1. The first public hearing shall be held at the transmittal stage. It shall be held on a weekday at least 7 days after the day that the first advertisement is published pursuant to the requirements of chapter 125 or chapter 166.

2. The second public hearing shall be held at the adoption stage. It shall be held on a weekday at least 5 days after the day that the second advertisement is published pursuant to the requirements of chapter 125 or chapter 166.

(c) Nothing in this part is intended to prohibit or limit the authority of local governments to require a person requesting an amendment to pay some or all of the cost of the public notice.

(12) CONCURRENT ZONING.—At the request of an applicant, a local government shall consider an application for zoning changes that would be required to properly enact any proposed plan amendment transmitted pursuant to this section.
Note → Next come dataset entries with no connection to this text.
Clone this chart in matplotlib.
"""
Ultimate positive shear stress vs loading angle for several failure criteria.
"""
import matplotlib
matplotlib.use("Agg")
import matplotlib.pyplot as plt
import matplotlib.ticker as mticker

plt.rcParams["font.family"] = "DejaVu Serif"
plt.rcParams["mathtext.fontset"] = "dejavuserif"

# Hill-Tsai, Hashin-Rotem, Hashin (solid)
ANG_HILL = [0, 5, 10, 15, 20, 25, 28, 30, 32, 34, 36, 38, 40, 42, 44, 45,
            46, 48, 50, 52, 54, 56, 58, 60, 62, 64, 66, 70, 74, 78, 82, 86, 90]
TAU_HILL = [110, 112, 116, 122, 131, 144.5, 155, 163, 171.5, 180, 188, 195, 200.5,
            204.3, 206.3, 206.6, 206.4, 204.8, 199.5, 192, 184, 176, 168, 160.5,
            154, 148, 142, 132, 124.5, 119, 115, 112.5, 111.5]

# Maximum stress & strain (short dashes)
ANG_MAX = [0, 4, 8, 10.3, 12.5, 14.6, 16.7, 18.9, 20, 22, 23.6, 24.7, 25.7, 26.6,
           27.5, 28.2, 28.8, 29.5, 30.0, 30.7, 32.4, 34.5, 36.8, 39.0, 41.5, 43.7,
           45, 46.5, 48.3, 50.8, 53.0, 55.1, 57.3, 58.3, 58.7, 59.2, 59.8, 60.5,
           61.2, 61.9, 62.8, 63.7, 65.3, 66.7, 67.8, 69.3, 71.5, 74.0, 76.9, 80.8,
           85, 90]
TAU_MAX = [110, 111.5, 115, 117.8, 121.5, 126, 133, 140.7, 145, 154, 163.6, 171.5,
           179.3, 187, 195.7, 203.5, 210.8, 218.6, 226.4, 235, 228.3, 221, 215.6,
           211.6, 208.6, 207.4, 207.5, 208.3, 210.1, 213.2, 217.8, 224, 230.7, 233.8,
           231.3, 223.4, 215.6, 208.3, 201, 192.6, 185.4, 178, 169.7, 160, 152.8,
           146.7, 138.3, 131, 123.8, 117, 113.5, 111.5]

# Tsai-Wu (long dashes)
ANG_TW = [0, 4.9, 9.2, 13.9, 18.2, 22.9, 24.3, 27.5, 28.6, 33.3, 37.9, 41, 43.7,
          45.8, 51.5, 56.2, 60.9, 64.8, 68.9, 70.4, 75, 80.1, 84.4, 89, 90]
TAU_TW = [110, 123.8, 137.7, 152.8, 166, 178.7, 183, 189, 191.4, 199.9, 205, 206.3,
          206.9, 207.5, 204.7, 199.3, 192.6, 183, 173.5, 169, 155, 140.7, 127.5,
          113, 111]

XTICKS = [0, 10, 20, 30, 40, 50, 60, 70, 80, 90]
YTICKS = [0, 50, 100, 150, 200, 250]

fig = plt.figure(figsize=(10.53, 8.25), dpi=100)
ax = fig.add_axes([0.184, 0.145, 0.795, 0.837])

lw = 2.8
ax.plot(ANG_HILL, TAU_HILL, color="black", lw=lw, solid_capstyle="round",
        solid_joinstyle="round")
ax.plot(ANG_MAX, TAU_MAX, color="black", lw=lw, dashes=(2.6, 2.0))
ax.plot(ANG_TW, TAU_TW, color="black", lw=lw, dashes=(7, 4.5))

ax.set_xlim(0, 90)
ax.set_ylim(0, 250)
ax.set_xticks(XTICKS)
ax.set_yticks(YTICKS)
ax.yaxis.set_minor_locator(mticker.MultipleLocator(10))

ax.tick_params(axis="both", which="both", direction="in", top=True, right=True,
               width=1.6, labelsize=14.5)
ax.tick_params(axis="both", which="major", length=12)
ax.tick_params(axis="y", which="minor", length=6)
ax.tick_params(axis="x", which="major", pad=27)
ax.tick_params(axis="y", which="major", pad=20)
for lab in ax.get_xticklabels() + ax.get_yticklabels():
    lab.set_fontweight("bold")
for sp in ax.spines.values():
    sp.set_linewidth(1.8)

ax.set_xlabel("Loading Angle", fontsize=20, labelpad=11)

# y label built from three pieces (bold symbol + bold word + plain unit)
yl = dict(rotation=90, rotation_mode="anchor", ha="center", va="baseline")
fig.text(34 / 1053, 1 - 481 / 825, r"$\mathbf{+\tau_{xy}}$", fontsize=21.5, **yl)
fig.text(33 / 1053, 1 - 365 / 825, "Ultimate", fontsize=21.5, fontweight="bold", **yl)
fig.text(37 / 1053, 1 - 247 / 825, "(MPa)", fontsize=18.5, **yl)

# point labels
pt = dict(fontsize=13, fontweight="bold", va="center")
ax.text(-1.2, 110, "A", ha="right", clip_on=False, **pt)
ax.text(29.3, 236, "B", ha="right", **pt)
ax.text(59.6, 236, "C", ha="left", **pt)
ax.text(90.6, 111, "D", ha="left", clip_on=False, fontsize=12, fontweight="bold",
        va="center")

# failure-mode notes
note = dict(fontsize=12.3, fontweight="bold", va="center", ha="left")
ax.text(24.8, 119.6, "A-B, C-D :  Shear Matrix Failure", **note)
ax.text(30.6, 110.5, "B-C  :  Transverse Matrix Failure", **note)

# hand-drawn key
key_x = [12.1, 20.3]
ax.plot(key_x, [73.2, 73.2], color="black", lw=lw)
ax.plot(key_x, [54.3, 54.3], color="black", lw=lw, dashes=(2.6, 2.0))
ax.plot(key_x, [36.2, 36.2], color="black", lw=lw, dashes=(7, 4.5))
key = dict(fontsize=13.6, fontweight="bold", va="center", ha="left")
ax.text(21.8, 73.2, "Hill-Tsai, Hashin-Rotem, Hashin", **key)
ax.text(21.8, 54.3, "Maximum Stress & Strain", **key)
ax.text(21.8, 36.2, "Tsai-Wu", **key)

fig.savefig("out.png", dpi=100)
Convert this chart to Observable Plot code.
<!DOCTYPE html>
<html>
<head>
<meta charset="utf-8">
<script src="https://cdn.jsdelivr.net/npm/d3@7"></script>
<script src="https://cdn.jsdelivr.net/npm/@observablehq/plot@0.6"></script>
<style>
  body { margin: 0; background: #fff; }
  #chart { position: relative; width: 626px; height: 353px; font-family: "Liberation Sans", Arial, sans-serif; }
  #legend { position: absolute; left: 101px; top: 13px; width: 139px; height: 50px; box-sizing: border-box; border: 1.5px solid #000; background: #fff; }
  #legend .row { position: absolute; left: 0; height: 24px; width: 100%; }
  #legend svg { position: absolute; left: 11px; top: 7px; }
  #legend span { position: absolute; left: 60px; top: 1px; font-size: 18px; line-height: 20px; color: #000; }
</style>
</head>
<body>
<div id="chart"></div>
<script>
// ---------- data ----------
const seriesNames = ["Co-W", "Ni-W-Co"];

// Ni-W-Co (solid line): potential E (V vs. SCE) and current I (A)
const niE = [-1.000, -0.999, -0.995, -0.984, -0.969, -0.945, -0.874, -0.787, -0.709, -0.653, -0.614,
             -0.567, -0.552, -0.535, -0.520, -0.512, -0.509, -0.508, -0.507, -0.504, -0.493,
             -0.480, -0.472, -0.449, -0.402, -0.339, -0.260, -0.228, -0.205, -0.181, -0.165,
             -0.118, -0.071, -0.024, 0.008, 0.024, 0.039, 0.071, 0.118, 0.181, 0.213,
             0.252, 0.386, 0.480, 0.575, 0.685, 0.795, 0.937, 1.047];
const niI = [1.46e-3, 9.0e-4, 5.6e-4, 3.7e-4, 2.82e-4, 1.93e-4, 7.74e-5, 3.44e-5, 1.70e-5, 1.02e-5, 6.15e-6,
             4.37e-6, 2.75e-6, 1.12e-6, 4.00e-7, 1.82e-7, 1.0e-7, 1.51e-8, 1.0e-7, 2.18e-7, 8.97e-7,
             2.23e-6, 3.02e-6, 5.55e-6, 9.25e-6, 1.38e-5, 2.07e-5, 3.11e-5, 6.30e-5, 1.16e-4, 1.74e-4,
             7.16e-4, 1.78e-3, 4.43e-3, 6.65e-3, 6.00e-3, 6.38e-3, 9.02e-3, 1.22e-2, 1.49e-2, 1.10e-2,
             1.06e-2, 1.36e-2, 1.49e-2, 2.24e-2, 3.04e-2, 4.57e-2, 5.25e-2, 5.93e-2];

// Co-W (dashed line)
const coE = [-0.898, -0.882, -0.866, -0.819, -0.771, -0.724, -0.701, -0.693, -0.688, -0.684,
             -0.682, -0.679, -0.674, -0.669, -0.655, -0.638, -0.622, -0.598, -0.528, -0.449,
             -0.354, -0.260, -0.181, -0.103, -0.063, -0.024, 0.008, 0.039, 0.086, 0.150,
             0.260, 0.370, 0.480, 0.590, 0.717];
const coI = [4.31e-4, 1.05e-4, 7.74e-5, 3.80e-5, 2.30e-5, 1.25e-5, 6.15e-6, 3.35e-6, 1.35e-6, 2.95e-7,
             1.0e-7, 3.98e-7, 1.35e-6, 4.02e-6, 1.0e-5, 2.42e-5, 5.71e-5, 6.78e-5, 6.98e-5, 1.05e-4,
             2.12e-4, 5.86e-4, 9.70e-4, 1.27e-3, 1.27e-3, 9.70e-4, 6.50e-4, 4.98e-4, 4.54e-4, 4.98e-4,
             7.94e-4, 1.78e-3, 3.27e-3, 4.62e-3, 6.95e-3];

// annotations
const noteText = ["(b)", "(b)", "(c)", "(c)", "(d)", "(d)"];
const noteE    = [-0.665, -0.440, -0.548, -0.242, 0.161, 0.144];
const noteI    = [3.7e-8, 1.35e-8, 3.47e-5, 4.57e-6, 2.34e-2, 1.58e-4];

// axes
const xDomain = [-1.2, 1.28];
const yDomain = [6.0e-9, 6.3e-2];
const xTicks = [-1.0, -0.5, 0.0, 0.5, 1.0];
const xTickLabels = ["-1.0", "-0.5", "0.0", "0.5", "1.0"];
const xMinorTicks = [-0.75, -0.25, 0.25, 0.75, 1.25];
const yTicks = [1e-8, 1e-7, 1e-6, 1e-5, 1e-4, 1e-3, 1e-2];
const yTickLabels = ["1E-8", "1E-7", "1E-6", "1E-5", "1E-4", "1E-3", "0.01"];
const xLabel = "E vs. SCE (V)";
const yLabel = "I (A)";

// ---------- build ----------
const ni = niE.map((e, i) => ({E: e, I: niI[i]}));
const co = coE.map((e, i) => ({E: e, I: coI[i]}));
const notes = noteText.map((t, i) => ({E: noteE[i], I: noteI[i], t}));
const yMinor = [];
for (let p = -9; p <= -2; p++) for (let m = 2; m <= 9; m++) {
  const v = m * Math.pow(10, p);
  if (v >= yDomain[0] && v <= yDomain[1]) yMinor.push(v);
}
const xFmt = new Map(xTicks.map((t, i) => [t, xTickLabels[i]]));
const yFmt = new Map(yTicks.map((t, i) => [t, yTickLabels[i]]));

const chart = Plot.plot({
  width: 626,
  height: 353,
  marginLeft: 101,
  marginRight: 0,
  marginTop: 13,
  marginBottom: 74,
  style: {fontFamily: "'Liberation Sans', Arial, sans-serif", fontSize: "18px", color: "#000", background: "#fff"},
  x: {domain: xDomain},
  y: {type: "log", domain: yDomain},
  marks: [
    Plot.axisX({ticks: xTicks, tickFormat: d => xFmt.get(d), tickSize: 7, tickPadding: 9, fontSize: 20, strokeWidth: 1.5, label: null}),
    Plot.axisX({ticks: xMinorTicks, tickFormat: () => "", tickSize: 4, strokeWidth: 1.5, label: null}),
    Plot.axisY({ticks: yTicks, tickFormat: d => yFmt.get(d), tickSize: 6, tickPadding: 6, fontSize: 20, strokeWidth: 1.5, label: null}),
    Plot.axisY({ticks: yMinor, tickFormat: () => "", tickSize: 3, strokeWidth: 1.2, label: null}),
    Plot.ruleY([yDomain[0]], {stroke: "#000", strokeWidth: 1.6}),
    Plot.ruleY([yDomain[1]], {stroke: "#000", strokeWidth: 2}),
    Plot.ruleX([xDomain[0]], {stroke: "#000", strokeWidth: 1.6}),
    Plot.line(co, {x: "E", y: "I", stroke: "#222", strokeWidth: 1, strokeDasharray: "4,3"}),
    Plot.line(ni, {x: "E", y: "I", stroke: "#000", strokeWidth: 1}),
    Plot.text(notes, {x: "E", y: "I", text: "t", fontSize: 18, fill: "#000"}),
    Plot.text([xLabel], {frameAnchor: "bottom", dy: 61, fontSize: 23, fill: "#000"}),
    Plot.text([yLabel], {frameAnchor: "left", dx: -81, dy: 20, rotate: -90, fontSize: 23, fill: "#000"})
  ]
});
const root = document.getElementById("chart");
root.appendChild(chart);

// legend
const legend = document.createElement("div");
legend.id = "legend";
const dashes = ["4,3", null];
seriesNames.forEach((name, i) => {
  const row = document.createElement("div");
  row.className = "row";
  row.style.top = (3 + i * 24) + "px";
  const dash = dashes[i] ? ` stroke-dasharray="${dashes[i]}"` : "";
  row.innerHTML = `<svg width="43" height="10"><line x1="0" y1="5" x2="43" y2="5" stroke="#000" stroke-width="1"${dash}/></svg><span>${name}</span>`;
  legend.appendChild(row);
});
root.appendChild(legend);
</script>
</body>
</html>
Zoning changes approved by the local government are contingent upon the comprehensive plan or plan amendment transmitted becoming effective.

(13) AREAS OF CRITICAL STATE CONCERN.—No proposed local government comprehensive plan or plan amendment that is applicable to a designated area of critical state concern shall be effective until a final order is issued finding the plan or amendment to be in compliance as defined in paragraph (1)(b).

History.—s. 9, ch. 75-257; s. 1, ch. 77-174; s. 4, ch. 77-331; s. 7, ch. 83-308; s. 8, ch. 84-254; s. 8, ch. 85-55; s. 9, ch. 86-191; s. 7, ch. 92-129; s. 77, ch. 92-279; s. 55, ch. 92-326; s. 10, ch. 93-206; s. 34, ch. 94-356; s. 1445, ch. 95-147; s. 5, ch. 95-181; s. 11, ch. 95-310; s. 2, ch. 95-322; s. 26, ch. 96-410; s. 16, ch. 97-99; s. 2, ch. 97-253; s. 3, ch. 98-146; s. 12, ch. 98-176; s. 15, ch. 2000-158; s. 34, ch. 2001-254; s. 7, ch. 2002-296; s. 2, ch. 2004-384; s. 6, ch. 2005-290; s. 19, ch. 2006-1; s. 3, ch. 2007-198; s. 7, ch. 2009-96; s. 6, ch. 2011-14; s. 17, ch. 2011-139; s. 15, ch. 2012-5; s. 1, ch. 2012-75; s. 8, ch. 2012-99; s. 3, ch. 2015-30; s. 3, ch. 2016-148.